El mes pasado fallecía en Berlín uno de los pensadores más lúcidos de este tiempo, el sociólogo alemán Ulrich Beck. Un intelectual bien conocido por sus tesis sobre la sociedad de los riesgos y por lo que él denominaba globalismo para referirse al movimiento globalizador que hoy nos invade desde diferentes dimensiones.
En efecto, uno de los fenómenos más interesantes de principios de siglo, junto a la psicosis de seguridad que nos invade, es la nueva forma de expresión ideológica que ha adoptado la nueva izquierda. Me refiero, claro está, al movimiento antiglobalizador al que se ha apuntado la nueva izquierda populista y demagógica que hoy crece como la espuma. Vaya por delante que no soy defensor radical del globalismo, ni tampoco su mortal enemigo. Es más, pienso que la globalización en sí misma es una realidad con la que debemos trabajar y de la que hemos de conseguir que contribuya a la mejora de las condiciones de vida de las personas.
Sin embargo, todavía estamos está muy presente, más de lo que nos imaginamos, el pensamiento ideologizado, esa manera que concebir la realidad, y la solución a sus problemas, desde una perspectiva cerrada, dogmática y unilateral. Así, para algunos, la globalización debe ser estigmatizada como la madre de todos los males que aquejan al hombre. ¿Por qué? Sencillamente, porque quienes así plantean las cuestiones, no son capaces de concebir que haya otro modo de proceder en el pensamiento que no sea el suyo propio. Puede ser, claro es, en un sentido, o en el otro. ¿Por qué a veces sólo se utiliza el concepto “pensamiento único” en una dirección? Me parece que debido a un pretendido complejo de superioridad moral de quienes militan en el partido de los que se consideran los únicos defensores del hombre.
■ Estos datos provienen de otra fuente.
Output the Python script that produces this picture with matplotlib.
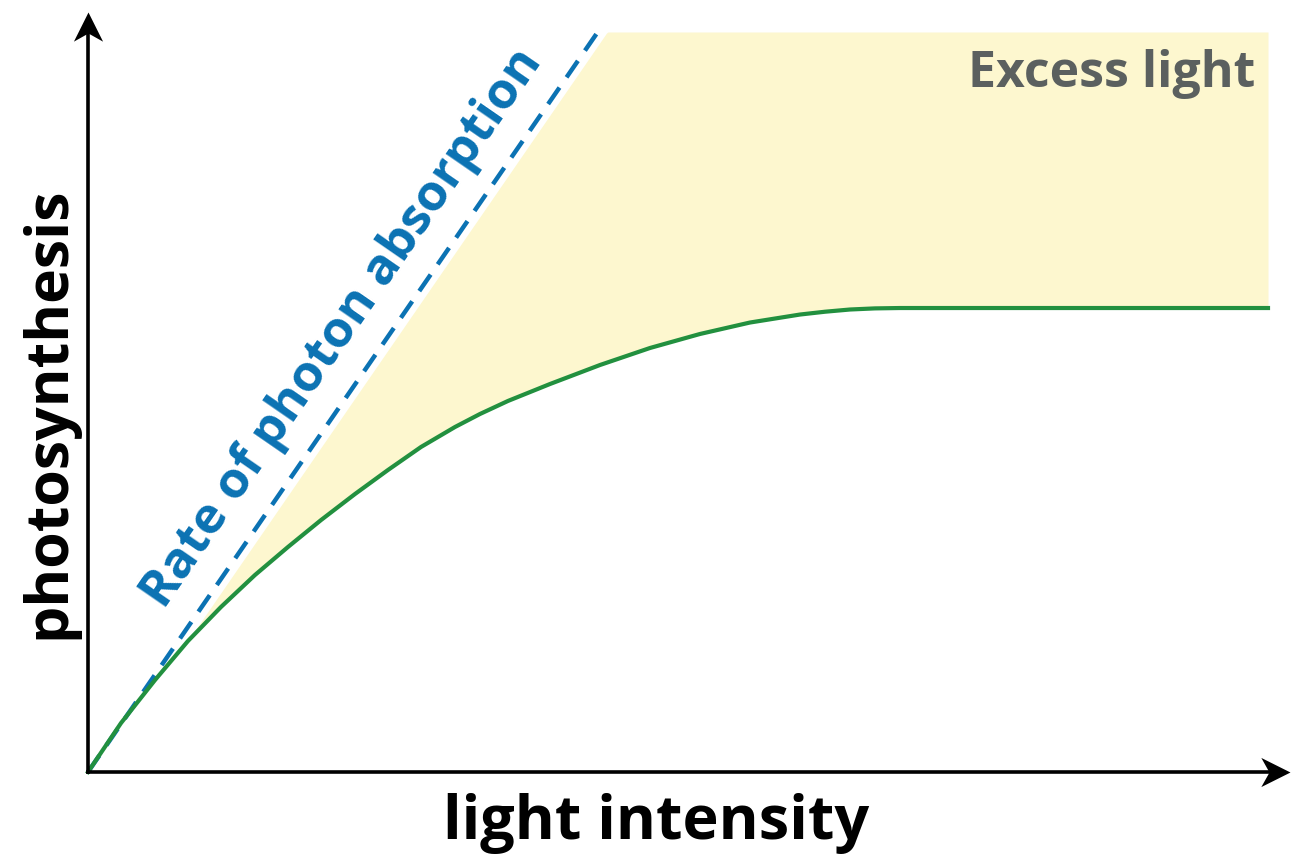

En fin, liberarse del pensamiento bipolar e ideologizado que tanto pánico tiene a la libertad es una tarea difícil pero necesaria. Para ello, es menester superar la modernidad y comenzar a reinterpretar el pensamiento político. Pero superar la modernidad no puede significar rechazarla. Significa, me parece, rechazar lo que de la modernidad se ha mostrado insuficiente, estrecho o caduco. Si es verdad que nunca probablemente se han producido barbaries mayores que las alimentadas por la modernidad, es también incontestable que ha enriquecido como pocas épocas históricas conceptos tan centrales como democracia, libertad, derecho, dignidad humana, justicia o igualdad, por ejemplo.
La modernidad, en cierta medida, ha estado demasiado pendiente de los corsés impuestos por las ideologías cerradas que, por poner un ejemplo, sólo podían entender la libertad como libertad para la clase universal proletaria, libertad para el individuo solo, o libertad para la nación, según partamos de principios socialistas, liberales o fascistas.
Hoy, sin embargo, la realidad es más compleja, dinámica y abierta. Por eso, certificando el ocaso de las ideologías cerradas, bienvenidas sean las ideas que, sin miedo a los prejuicios, nos ayudan a la mejora de la vida de las personas. Y, entre ellas, una idea que me parece atinada es la que se refiere a la libertad solidaria, que, en mi opinión supera a la libertad totalitaria a la que alude BECK en su último libro, al individualismo insolidario y, por qué no, a las versiones estáticas de la igualdad. Hoy, sin embargo, precisamente por estos lares reaparece el pensamiento ideológico y radical al asalto del poder con el fin de imponer, tarde o temprano, un modelo fracasado en otros tiempos y lugares y que hoy parece, por culpa de los excesos de unos y otros, nuevo. Y, sin embargo, es tan viejo como el resentimiento o la confrontación. No nos engañemos.